Mojtaba Khamenei’s quiet rise to Iran’s highest office has thrust a largely unseen figure into the centre of a nation reeling from war and political shock.
His appointment as supreme leader, announced by Iranian state media at the weekend, comes days after his father, Ayatollah Ali Khamenei, was killed in the opening wave of US‑Israeli strikes on Tehran – an escalation that has plunged the region into its most dangerous confrontation in decades.
The 56‑year‑old cleric inherits power at a moment when Iran’s political system, military command and regional alliances are under intense strain.
Yet the man now expected to steer the Islamic Republic through its gravest crisis remains, to most Iranians and the outside world, an enigma: rarely photographed, never elected, and almost entirely absent from public life.
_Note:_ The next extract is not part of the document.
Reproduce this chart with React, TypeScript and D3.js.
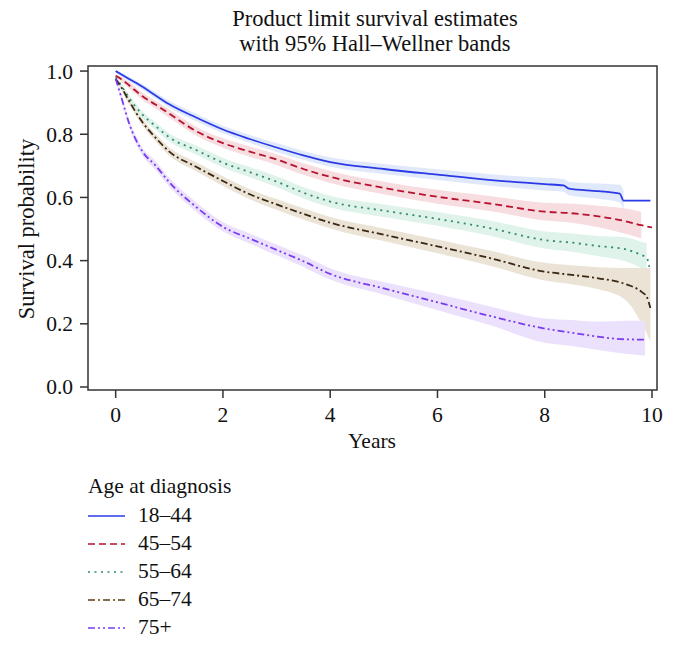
import React from "react";
import * as d3 from "d3";

// ---------- data ----------
const groups = ["18–44", "45–54", "55–64", "65–74", "75+"];
const xTicks = [0, 2, 4, 6, 8, 10];
const yTicks = [0.0, 0.2, 0.4, 0.6, 0.8, 1.0];

const t18 = [0, 0.1, 0.25, 0.5, 0.75, 1, 1.5, 2, 2.5, 3, 3.5, 4, 5, 6, 7, 8, 8.35, 8.45, 9, 9.4, 9.47, 9.97];
const s18 = [1.0, 0.99, 0.975, 0.95, 0.922, 0.895, 0.853, 0.815, 0.785, 0.758, 0.733, 0.712, 0.69, 0.672, 0.655, 0.642, 0.638, 0.628, 0.62, 0.612, 0.59, 0.59];
const lo18 = [0.997, 0.984, 0.967, 0.941, 0.912, 0.884, 0.841, 0.803, 0.772, 0.744, 0.719, 0.697, 0.674, 0.655, 0.637, 0.622, 0.618, 0.607, 0.596, 0.584, 0.56];
const hi18 = [1.0, 0.996, 0.983, 0.959, 0.932, 0.906, 0.865, 0.827, 0.798, 0.772, 0.747, 0.727, 0.706, 0.689, 0.673, 0.662, 0.658, 0.649, 0.644, 0.64, 0.62];

const t45 = [0, 0.1, 0.25, 0.5, 0.75, 1, 1.5, 2, 2.5, 3, 3.5, 4, 5, 6, 7, 8, 8.5, 9, 9.5, 9.8, 10];
const s45 = [0.985, 0.975, 0.955, 0.92, 0.893, 0.865, 0.81, 0.772, 0.745, 0.72, 0.69, 0.665, 0.63, 0.602, 0.58, 0.555, 0.55, 0.54, 0.525, 0.512, 0.505];
const lo45 = [0.98, 0.967, 0.945, 0.909, 0.881, 0.852, 0.796, 0.757, 0.729, 0.703, 0.672, 0.646, 0.61, 0.58, 0.556, 0.527, 0.52, 0.506, 0.485, 0.47];
const hi45 = [0.99, 0.983, 0.965, 0.931, 0.905, 0.878, 0.824, 0.787, 0.761, 0.737, 0.708, 0.684, 0.65, 0.624, 0.604, 0.583, 0.58, 0.574, 0.565, 0.554];

const t55 = [0, 0.1, 0.25, 0.5, 0.75, 1, 1.5, 2, 2.5, 3, 3.5, 4, 5, 6, 7, 8, 8.5, 9, 9.5, 9.8, 9.9, 9.95];
const s55 = [0.98, 0.955, 0.915, 0.862, 0.825, 0.79, 0.75, 0.71, 0.68, 0.65, 0.615, 0.587, 0.558, 0.532, 0.502, 0.465, 0.457, 0.446, 0.436, 0.418, 0.41, 0.38];
const lo55 = [0.975, 0.947, 0.905, 0.851, 0.813, 0.777, 0.736, 0.695, 0.664, 0.633, 0.597, 0.569, 0.538, 0.51, 0.478, 0.438, 0.428, 0.414, 0.398, 0.376, 0.365];
const hi55 = [0.985, 0.963, 0.925, 0.873, 0.837, 0.803, 0.764, 0.725, 0.696, 0.667, 0.633, 0.605, 0.578, 0.554, 0.526, 0.492, 0.486, 0.478, 0.474, 0.46, 0.455];

const t65 = [0, 0.1, 0.25, 0.5, 0.75, 1, 1.5, 2, 2.5, 3, 3.5, 4, 5, 6, 7, 8, 8.5, 9, 9.5, 9.8, 9.9, 9.97];
const s65 = [0.975, 0.95, 0.905, 0.838, 0.788, 0.745, 0.697, 0.652, 0.61, 0.578, 0.548, 0.52, 0.482, 0.445, 0.407, 0.365, 0.355, 0.344, 0.326, 0.302, 0.286, 0.25];
const lo65 = [0.97, 0.942, 0.895, 0.827, 0.776, 0.732, 0.683, 0.637, 0.594, 0.561, 0.53, 0.502, 0.462, 0.423, 0.383, 0.337, 0.325, 0.309, 0.276, 0.203, 0.17, 0.145];
const hi65 = [0.98, 0.958, 0.915, 0.849, 0.8, 0.758, 0.711, 0.667, 0.626, 0.595, 0.566, 0.538, 0.502, 0.467, 0.431, 0.393, 0.385, 0.379, 0.377, 0.377, 0.377, 0.377];

const t75 = [0, 0.1, 0.25, 0.5, 0.75, 1, 1.5, 2, 2.5, 3, 3.5, 4, 5, 6, 7, 8, 8.5, 9, 9.5, 9.87];
const s75 = [0.975, 0.92, 0.835, 0.745, 0.7, 0.648, 0.57, 0.507, 0.47, 0.434, 0.398, 0.358, 0.312, 0.268, 0.224, 0.185, 0.172, 0.159, 0.151, 0.15];
const lo75 = [0.97, 0.91, 0.823, 0.732, 0.686, 0.634, 0.555, 0.492, 0.454, 0.417, 0.38, 0.34, 0.292, 0.243, 0.195, 0.14, 0.13, 0.117, 0.105, 0.1];
const hi75 = [0.98, 0.93, 0.847, 0.758, 0.714, 0.662, 0.585, 0.522, 0.486, 0.451, 0.416, 0.376, 0.332, 0.294, 0.254, 0.217, 0.212, 0.207, 0.21, 0.21];

const lineColors = ["#2a3ae6", "#b8122f", "#2e8b6c", "#3a2814", "#7a3cf0"];
const legendColors = ["#2a3ae6", "#b8122f", "#2e8b6c", "#5e3e16", "#7a3cf0"];
const bandColors = ["#e0e8fc", "#f7dde0", "#dff3ea", "#ebe3d6", "#ece1fd"];
const dashes = ["", "7,4", "2,4.5", "7,3,2,3", "7,3,2,3,2,3"];

const times = [t18, t45, t55, t65, t75];
const survs = [s18, s45, s55, s65, s75];
const lows = [lo18, lo45, lo55, lo65, lo75];
const highs = [hi18, hi45, hi55, hi65, hi75];

// ---------- layout ----------
const W = 675;
const H = 647;
const box = { left: 88, right: 657, top: 66, bottom: 390 };
const FONT = "'Liberation Serif', 'DejaVu Serif', serif";
const FS = 21.5;

export default function App() {
  const x = d3.scaleLinear().domain([-0.516, 10.093]).range([box.left, box.right]);
  const y = d3.scaleLinear().domain([-0.0095, 1.016]).range([box.bottom, box.top]);

  const line = d3
    .line<[number, number]>()
    .x((d) => x(d[0]))
    .y((d) => y(d[1]))
    .curve(d3.curveMonotoneX);

  const area = d3
    .area<[number, number, number]>()
    .x((d) => x(d[0]))
    .y0((d) => y(d[1]))
    .y1((d) => y(d[2]))
    .curve(d3.curveMonotoneX);

  const bands = groups.map((_, g) =>
    lows[g].map((lo, i) => [times[g][i], lo, highs[g][i]] as [number, number, number])
  );
  const curves = groups.map((_, g) =>
    survs[g].map((s, i) => [times[g][i], s] as [number, number])
  );

  return (
    <svg
      width={W}
      height={H}
      style={{ position: "absolute", left: 0, top: 0, background: "#fff" }}
      fontFamily={FONT}
    >
      <rect x={0} y={0} width={W} height={H} fill="#fff" />
      {/* title */}
      <text x={375} y={26} textAnchor="middle" fontSize={22.5} fill="#111">
        Product limit survival estimates
      </text>
      <text x={375} y={51} textAnchor="middle" fontSize={22.5} fill="#111">
        with 95% Hall–Wellner bands
      </text>

      {/* bands */}
      {bands.map((b, g) => (
        <path key={"b" + g} d={area(b) || ""} fill={bandColors[g]} stroke="none" />
      ))}
      {/* curves */}
      {curves.map((c, g) => (
        <path
          key={"c" + g}
          d={line(c) || ""}
          fill="none"
          stroke={lineColors[g]}
          strokeWidth={1.8}
          strokeDasharray={dashes[g] || undefined}
        />
      ))}

      {/* box */}
      <rect
        x={box.left}
        y={box.top}
        width={box.right - box.left}
        height={box.bottom - box.top}
        fill="none"
        stroke="#333"
        strokeWidth={1.5}
      />

      {/* y axis */}
      {yTicks.map((v) => (
        <g key={"y" + v}>
          <line x1={box.left - 8} x2={box.left} y1={y(v)} y2={y(v)} stroke="#333" strokeWidth={1.5} />
          <text x={73} y={y(v) + 7.5} textAnchor="end" fontSize={FS} fill="#111">
            {v.toFixed(1)}
          </text>
        </g>
      ))}
      <text
        transform={`translate(34,229) rotate(-90)`}
        textAnchor="middle"
        fontSize={22.5}
        fill="#111"
      >
        Survival probability
      </text>

      {/* x axis */}
      {xTicks.map((v) => (
        <g key={"x" + v}>
          <line x1={x(v)} x2={x(v)} y1={box.bottom} y2={box.bottom + 8} stroke="#333" strokeWidth={1.5} />
          <text x={x(v)} y={422} textAnchor="middle" fontSize={FS} fill="#111">
            {v}
          </text>
        </g>
      ))}
      <text x={372} y={448} textAnchor="middle" fontSize={FS} fill="#111">
        Years
      </text>

      {/* legend */}
      <text x={88} y={493} fontSize={FS} fill="#111">
        Age at diagnosis
      </text>
      {groups.map((name, g) => (
        <g key={"l" + g}>
          <line
            x1={88}
            x2={125}
            y1={516 + g * 28}
            y2={516 + g * 28}
            stroke={legendColors[g]}
            strokeWidth={1.6}
            strokeDasharray={dashes[g] || undefined}
          />
          <text x={138} y={522 + g * 28} fontSize={FS} fill="#111">
            {name}
          </text>
        </g>
      ))}
    </svg>
  );
}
Born in Mashhad in 1969, Mojtaba is the second of the late Ayatollah’s six children.
He attended Tehran’s Alavi School before brief stints in the Iran‑Iraq War as a teenager.
In 1999 he moved to Qom to pursue advanced religious studies, only adopting clerical dress at that stage.
Unlike his father — a public political figure long before becoming supreme leader — Mojtaba has never held formal office, delivered major speeches or granted interviews.
But his lack of visibility has never meant a lack of influence.
For years, diplomats, analysts and even insiders have described him as a key gatekeeper to his father, shaping access, messaging and internal power balances.
WikiLeaks cables once referred to him as “the power behind the robes,” portraying him as a capable political operator with deep ties to the security establishment.
That reputation now fuels the central question surrounding his succession: does Mojtaba represent a generational shift or the consolidation of a system he has already helped manage from the shadows?
His elevation comes at a time when Iran’s leadership structure is being tested by the ongoing US‑Israel war on Iran – a conflict that has targeted military infrastructure, political leadership and strategic assets across the country.
The strikes that killed Ayatollah Khamenei shattered the assumption that the supreme leader’s office was untouchable, forcing the Islamic Republic to confront both external attack and internal uncertainty simultaneously.
Supporters of the new leader argue that his deep familiarity with the state’s inner workings will provide continuity at a moment of national peril.
For now, Mojtaba Khamenei steps into a role defined by immense authority but also unprecedented vulnerability.
Whether his secrecy has masked a reformist instinct or simply preserved the old guard’s instincts remains unclear.
What is certain is that Iran’s next chapter – in war, diplomacy and domestic politics – will be shaped by a man the country is only now beginning to see.